A workaholic, Sarma would hop from one constituency to another through the day and catch up on sleep while travelling all night. He has been described as an articulate politician who is daring and a doer
Five years later, he was BJP’s pointsman to bring down the Gogoi government. With Gogoi gone and Congress silent on a chief ministerial face, BJP is bracing up for a fight with a Congress-led Grand Alliance. Sarma has played down the impact of the Congress’ alliance with perfume baron Badruddin Ajmal’s All India United Democratic Front (AIUDF) and the Left parties, which is hoping to gain from the anti-CAA vote. A slice of this vote, however, could go to local parties like Assam Jatiya Parishad (AJP) and AASU. Sarma is trying to turn it to BJP’s advantage. “The only aim of Ajmal, the Congress and other regional parties is to bring Babur’s rule in Assam. But till BJP’s Hanumans are here, we will not deviate from Ram’s ideals,” he said, addressing a public rally in Shah’s presence.
Undaunted by opposition criticism, he has gone ahead with decisions that have brought him in the line of fire. As education minister, he decided to convert all state-run madrassas into regular schools. The opposition accused him of trying to polarise voters ahead of elections, while Sarma maintained it was meant to modernise those institutions and the regulation did not extend to the private ones. His argument is that if the government is spending Rs 600 crore for teaching the Quran, then why not the Bible or the Bhagavad Gita.

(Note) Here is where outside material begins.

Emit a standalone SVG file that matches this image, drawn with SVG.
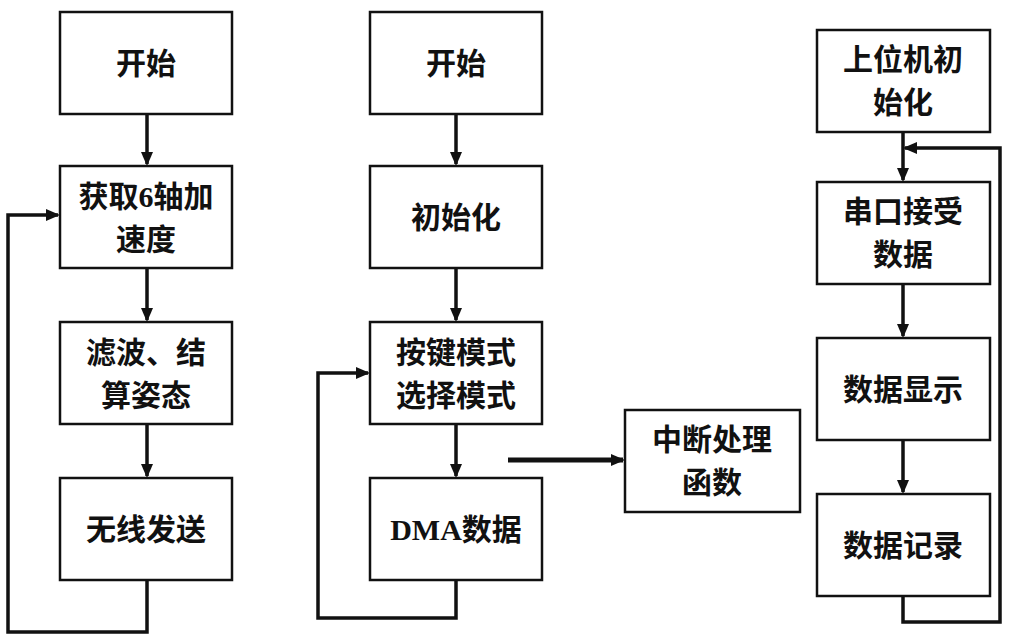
<svg xmlns="http://www.w3.org/2000/svg" width="1024" height="642" viewBox="0 0 1024 642">
<style>
.b{fill:#fff;stroke:#111;stroke-width:2.5}
.t{font-family:"Liberation Serif","Noto Sans CJK SC",serif;font-weight:bold;font-size:30px;fill:#111;text-anchor:middle}
.c{fill:none;stroke:#111;stroke-width:3.5}
</style>
<defs><marker id="a" markerWidth="14" markerHeight="14" refX="12" refY="7" orient="auto" markerUnits="userSpaceOnUse" viewBox="0 0 14 14"><path d="M0,1L14,7L0,13z" fill="#111"/></marker></defs>
<rect width="1024" height="642" fill="#fff"/>
<g id="connectors">
<path class="c" d="M147,114V164" marker-end="url(#a)"/>
<path class="c" d="M147,268V320" marker-end="url(#a)"/>
<path class="c" d="M147,424V476" marker-end="url(#a)"/>
<path class="c" d="M147,580V632H8V215H58" marker-end="url(#a)"/>
<path class="c" d="M456,114V164" marker-end="url(#a)"/>
<path class="c" d="M456,268V320" marker-end="url(#a)"/>
<path class="c" d="M456,424V476" marker-end="url(#a)"/>
<path class="c" d="M456,580V618H318V373H368" marker-end="url(#a)"/>
<path class="c" d="M508,460H623" style="stroke-width:5" marker-end="url(#a)"/>
<path class="c" d="M903,132V180" marker-end="url(#a)"/>
<path class="c" d="M903,284V336" marker-end="url(#a)"/>
<path class="c" d="M903,440V492" marker-end="url(#a)"/>
<path class="c" d="M903,596V622H1000V148H905" marker-end="url(#a)"/>
</g>
<g id="n1"><rect class="b" x="60" y="12" width="172" height="102"/><text class="t" x="146" y="74">开始</text></g>
<g id="n2"><rect class="b" x="60" y="166" width="172" height="102"/><text class="t" x="146" y="207">获取6轴加</text><text class="t" x="146" y="250">速度</text></g>
<g id="n3"><rect class="b" x="60" y="322" width="172" height="102"/><text class="t" x="146" y="363">滤波、结</text><text class="t" x="146" y="406">算姿态</text></g>
<g id="n4"><rect class="b" x="60" y="478" width="172" height="102"/><text class="t" x="146" y="540">无线发送</text></g>
<g id="m1"><rect class="b" x="370" y="12" width="172" height="102"/><text class="t" x="456" y="74">开始</text></g>
<g id="m2"><rect class="b" x="370" y="166" width="172" height="102"/><text class="t" x="456" y="228">初始化</text></g>
<g id="m3"><rect class="b" x="370" y="322" width="172" height="102"/><text class="t" x="456" y="363">按键模式</text><text class="t" x="456" y="406">选择模式</text></g>
<g id="m4"><rect class="b" x="370" y="478" width="172" height="102"/><text class="t" x="456" y="540">DMA数据</text></g>
<g id="int"><rect class="b" x="625" y="410" width="175" height="102"/><text class="t" x="712" y="450">中断处理</text><text class="t" x="712" y="493">函数</text></g>
<g id="p1"><rect class="b" x="817" y="30" width="173" height="102"/><text class="t" x="903" y="70">上位机初</text><text class="t" x="903" y="113">始化</text></g>
<g id="p2"><rect class="b" x="817" y="182" width="173" height="102"/><text class="t" x="903" y="222">串口接受</text><text class="t" x="903" y="265">数据</text></g>
<g id="p3"><rect class="b" x="817" y="338" width="173" height="102"/><text class="t" x="903" y="400">数据显示</text></g>
<g id="p4"><rect class="b" x="817" y="494" width="173" height="102"/><text class="t" x="903" y="556">数据记录</text></g>
</svg>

Those who have known Sarma during his Congress days say he may have stayed on in the party had he been given a Rajya Sabha seat. In 2014, Congress gave Sanjay Singh, a party leader from Uttar Pradesh and Raja of Amethi, a Rajya Sabha seat from Assam, a move Sarma alleged was aimed at ensuring Rahul Gandhi’s victory in Amethi. That was the last straw for Sarma, who had been winning the Jalukbari Assembly constituency continuously from 2001. Ironically, four years later, Singh himself quit Congress and joined BJP. A Congress leader from Assam, who does not want to be named, asks what has changed for Sarma who “left to fulfil a dream” but is again fighting elections to make someone else the chief minister.
Sarma has no time to waste. He is pursuing his dream—carving a niche for himself in whatever role he is assigned. The BJP’s Northeast trouble-shooter is again busy moving from one constituency to another. Both Modi and Shah recently visited Assam. The prime minister, who distributed land pattas or allotment certificates to over a lakh indigenous Assamese, skipped any mention of the CAA. It was also absent from Shah’s speech. He described the Bodo Peace Accord signed with the National Democratic Front of Boroland (NDFB) and the All Bodo Students’ Union (ABSU), which spearheaded a movement for Bodoland, as the beginning of the end of insurgency in the state.
Sarma, no longer an ‘outsider’ in BJP, has indicated that he is not keen on fighting the state election this year. Everyone in the party knows he deserves to be rewarded. Some speculate it could be a cabinet berth at the Centre. Whatever it is, it will define the road ahead for him. At 51, he still has a long way to go.